An issue that association members commonly face is stringent rules and penalties for running afoul of particular rules. HOAs can have meticulous guidelines, particularly in regards to home exteriors. For example, some of the infractions that could cause a fee to be issued are; a garbage can in view of the public or a neighbor, unkempt conditions like mildew or peeling paint, leaving sports equipment or bicycles out after certain hours, and having a dirty driveway or sidewalk. If residents don’t pay fines, they run the risk of the HOA placing a lien on their property or even losing their home to foreclosure. In many cases, joining a homeowner’s association is agreeing to forfeit some freedoms. In a community governed by the HOA, residents have to follow all the established rules, even if they think they are ridiculous.

Pros and Cons of Homeowner's Associations

Homeowner’s associations have a lot to offer, especially in regards to amenities and community upkeep, but they often come with expensive fees and strict stipulations. One of the best things prospective home buyers can do when looking at properties in a HOA’s declaration or master deed. The more research buyers can do when considering a HOA community, the better prepared they will be if they do become an association member. It is also of the upmost importance that potential residents review their budget, lifestyle and personal preference. While having access to a pool or golf course might be appealing, remembering to keep trash cans out of sight or their driveway immaculate might be something many people don’t want to add to their to-do list.

Buying a Rental Property

 Buying an Investment Property

                Investment property is real estate purchased for the purpose of generating income. The intention is for the property to be rented out or used as a seasonal vacation home for other travelers, and in turn, create a reliable source of income. Buying your first rental property is an exciting prospect, however, it can also be immensely confusing and intimidating. Maintenance costs and stringent financing requirements are just a few of the challenges you might encounter while pursuing your first investment property.

Buying an Investment Property

                When first starting out, it is advised to work with a real estate agent, particularly an agent who understands the investment side of real estate. The first step will be to begin analyzing potential properties; It’s often advised to find your first deal locally, or between an hour and two hours away from your current area. Work to find an area with a steady stream of renters, and figure out where people want to live. Where are property prices higher or lower? What are units typically rented out for? Is crime a consistent issue in the area? These are all vital questions that you will need to ask yourself before deciding on an area to invest in. Consulting with local real estate agents, property managers, and other local investors can be incredibly valuable when considering these propositions.

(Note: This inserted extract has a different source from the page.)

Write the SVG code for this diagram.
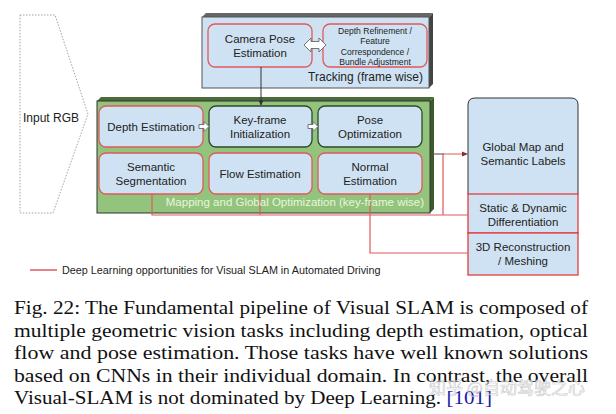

                Begin to analyze potential properties, as many as you possibly can, in order to familiarize yourself and get comfortable with deal analysis. Try to research a few properties everyday until you find something you think is right for you. In a competitive market you will need to be fast and smart in the offers you propose. You will get offers rejected, consistently, investing in real estate is a numbers game, and you can expect to get 1 out of every 10 or even every 20 offers accepted. The goal is to make sure you’re always making offers on enough properties. It is recommended to aim to buy an investment property for 10% to 20% below the market. This will allow you to increase your net worth and financial security if you ever need to sell the property in a pinch.

Buying an Investment Property

                Investment properties require a much higher level of financial stability than a typical family home would, especially if you plan to rent out to prospective tenants. You will need to be prepared to cover the initial home purchase costs like the down payment, inspection and closing costs as well as the ongoing maintenance and repairs that frequently accompany investment properties. When you do finally get a property under contract, you’ll be expected to pay earnest money, which is typically 1% of the purchase price. Earnest money essentially serves to ensure that you will not walk away and waste everyone else’s time and effort. This fee is refundable only if you buy the property as promised or back out due to a legitimist reason, like a disastrous inspection, uncovering unforeseen detriments.

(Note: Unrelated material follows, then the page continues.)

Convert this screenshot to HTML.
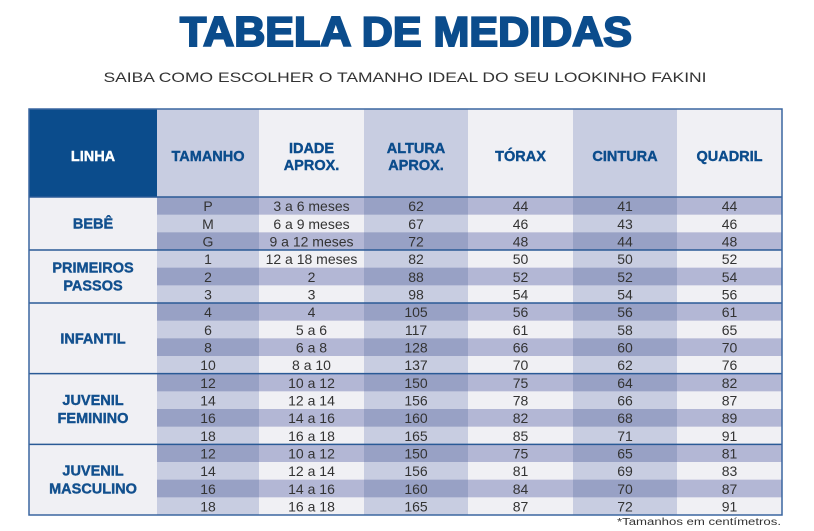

                Once you do close on a property, and have effectively budgeted more than you think you need for regular and emergency home repairs, it’s essential to estimate your annual rental income. Research similar units to find an average monthly rent. Commonly, what your charging for rent should amount to at least 1% of the total purchase price. You also need to calculate your net operating income – This equates to your annual rental estimate minus your annual operating expenses. Combine the cost of the everything you will pay while maintaining your property every year; like insurance, property taxes, maintenance and homeowner association fees. Do not include your mortgage or interest in your net operating income. Divide the net operating income by the total value of your mortgage to find your total return on investment (ROI).

Buying a Investment Property

                When it comes to owning an investment property your budget involves more than how large of a mortgage you can afford. In addition to monthly mortgage payments, you will also have to budget for the ongoing costs of owning and renting out the property – utilities, maintenance, upkeep, and taxes will all weight against how much you realistically expect to collect in rent. Maintenance will likely be one of the most significant costs to consider when purchasing an investment property. You can choose to hire a property management company or handle things rent collection, repairs, and snow removal on your own. New investment property owners can expect to spend 1% of their property’s value each year on maintenance, but it varies depending on factors like the number of units, when the property was built and the conditions of major systems like plumbing and electric.

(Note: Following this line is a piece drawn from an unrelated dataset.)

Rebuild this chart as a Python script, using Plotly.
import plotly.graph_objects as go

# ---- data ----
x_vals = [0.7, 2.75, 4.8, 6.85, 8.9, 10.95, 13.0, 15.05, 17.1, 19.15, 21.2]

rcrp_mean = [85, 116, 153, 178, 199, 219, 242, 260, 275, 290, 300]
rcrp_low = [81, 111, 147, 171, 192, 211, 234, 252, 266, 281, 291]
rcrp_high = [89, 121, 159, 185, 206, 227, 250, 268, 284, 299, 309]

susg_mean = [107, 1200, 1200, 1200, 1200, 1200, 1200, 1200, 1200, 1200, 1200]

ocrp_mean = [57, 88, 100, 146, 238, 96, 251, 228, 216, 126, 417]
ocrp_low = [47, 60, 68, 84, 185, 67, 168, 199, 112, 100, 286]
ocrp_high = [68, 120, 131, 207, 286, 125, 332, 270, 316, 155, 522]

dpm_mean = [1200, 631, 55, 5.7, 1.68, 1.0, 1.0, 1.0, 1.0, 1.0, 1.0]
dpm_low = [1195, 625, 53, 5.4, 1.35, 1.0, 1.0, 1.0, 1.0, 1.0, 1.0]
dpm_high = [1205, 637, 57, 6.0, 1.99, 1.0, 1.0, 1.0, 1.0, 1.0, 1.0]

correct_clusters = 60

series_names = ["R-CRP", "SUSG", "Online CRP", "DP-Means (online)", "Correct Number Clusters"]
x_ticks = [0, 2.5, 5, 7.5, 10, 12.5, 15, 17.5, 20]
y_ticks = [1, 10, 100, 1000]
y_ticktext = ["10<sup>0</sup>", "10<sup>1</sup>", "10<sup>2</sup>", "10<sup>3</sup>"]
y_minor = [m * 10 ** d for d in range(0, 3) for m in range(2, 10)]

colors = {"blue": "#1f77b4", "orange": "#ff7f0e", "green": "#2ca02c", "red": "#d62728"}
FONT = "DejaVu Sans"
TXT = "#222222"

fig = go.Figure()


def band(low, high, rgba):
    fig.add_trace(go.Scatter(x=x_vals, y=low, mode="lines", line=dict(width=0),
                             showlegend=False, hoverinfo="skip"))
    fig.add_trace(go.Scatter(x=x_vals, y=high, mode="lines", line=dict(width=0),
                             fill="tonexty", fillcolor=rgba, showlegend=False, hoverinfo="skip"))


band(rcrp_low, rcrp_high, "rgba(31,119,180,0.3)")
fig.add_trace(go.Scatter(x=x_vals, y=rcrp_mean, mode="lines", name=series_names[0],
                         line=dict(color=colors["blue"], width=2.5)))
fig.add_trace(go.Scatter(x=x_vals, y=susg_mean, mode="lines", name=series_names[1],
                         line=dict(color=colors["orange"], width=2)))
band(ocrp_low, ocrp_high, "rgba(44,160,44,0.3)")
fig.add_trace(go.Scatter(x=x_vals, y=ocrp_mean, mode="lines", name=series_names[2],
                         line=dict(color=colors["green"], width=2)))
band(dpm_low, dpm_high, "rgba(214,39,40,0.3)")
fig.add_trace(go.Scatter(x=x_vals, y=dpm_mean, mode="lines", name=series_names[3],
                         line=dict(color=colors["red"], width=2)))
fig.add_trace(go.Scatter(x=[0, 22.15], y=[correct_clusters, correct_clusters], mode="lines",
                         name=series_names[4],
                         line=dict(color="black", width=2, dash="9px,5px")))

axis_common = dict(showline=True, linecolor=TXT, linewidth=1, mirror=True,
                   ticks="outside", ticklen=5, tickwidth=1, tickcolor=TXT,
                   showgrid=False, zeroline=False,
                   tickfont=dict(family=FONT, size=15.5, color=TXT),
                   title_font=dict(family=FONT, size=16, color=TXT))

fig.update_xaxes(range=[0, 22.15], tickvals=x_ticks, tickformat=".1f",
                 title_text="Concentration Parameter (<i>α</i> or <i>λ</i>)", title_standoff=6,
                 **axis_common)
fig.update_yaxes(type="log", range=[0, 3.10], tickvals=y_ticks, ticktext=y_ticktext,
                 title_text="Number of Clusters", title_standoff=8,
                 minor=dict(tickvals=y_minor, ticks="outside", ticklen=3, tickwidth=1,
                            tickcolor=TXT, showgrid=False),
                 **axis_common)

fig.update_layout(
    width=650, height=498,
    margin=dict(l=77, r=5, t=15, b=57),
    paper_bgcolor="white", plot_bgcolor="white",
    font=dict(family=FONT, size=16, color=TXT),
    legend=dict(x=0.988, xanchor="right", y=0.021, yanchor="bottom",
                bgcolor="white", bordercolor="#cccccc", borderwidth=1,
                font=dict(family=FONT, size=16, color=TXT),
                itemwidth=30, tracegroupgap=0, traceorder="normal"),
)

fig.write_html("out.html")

                In addition to expenditures like taxes and homeowner insurance, you will also have to budget for marketing your property, background checks on prospective tenants, and utilities. You want to make sure that your property is adequately marketed to the right audience of renters, and be prepared to perform background checks to ensure that you are getting the highest quality of candidates. As far as utilities go, you will have a few options; you can either include them as part of the monthly rent, charge your tenant each month, or ask the tenant to sign up in their name and pay the utility companies themselves. It is also important for investment property owners to be familiar with rental laws that vary state-to-state, as well as be prepared for having to deal with delinquent tenants.

Buying an Investment Property

                Purchasing an investment property is a big step for any investor, and more than likely will be one of the largest assets you can buy. With a little bit of time and effort, and a lot of research and due diligence, it can be a great way to generate passive income. The cornerstone of successfully buying and owning an investment property is to be prepared and knowledgeable of all the challenges and obstacles you may encounter along the way. Investing in real estate is certainly not for the faint of heart, however when done right it can be one of the most fruitful and rewarding financial decisions you ever made.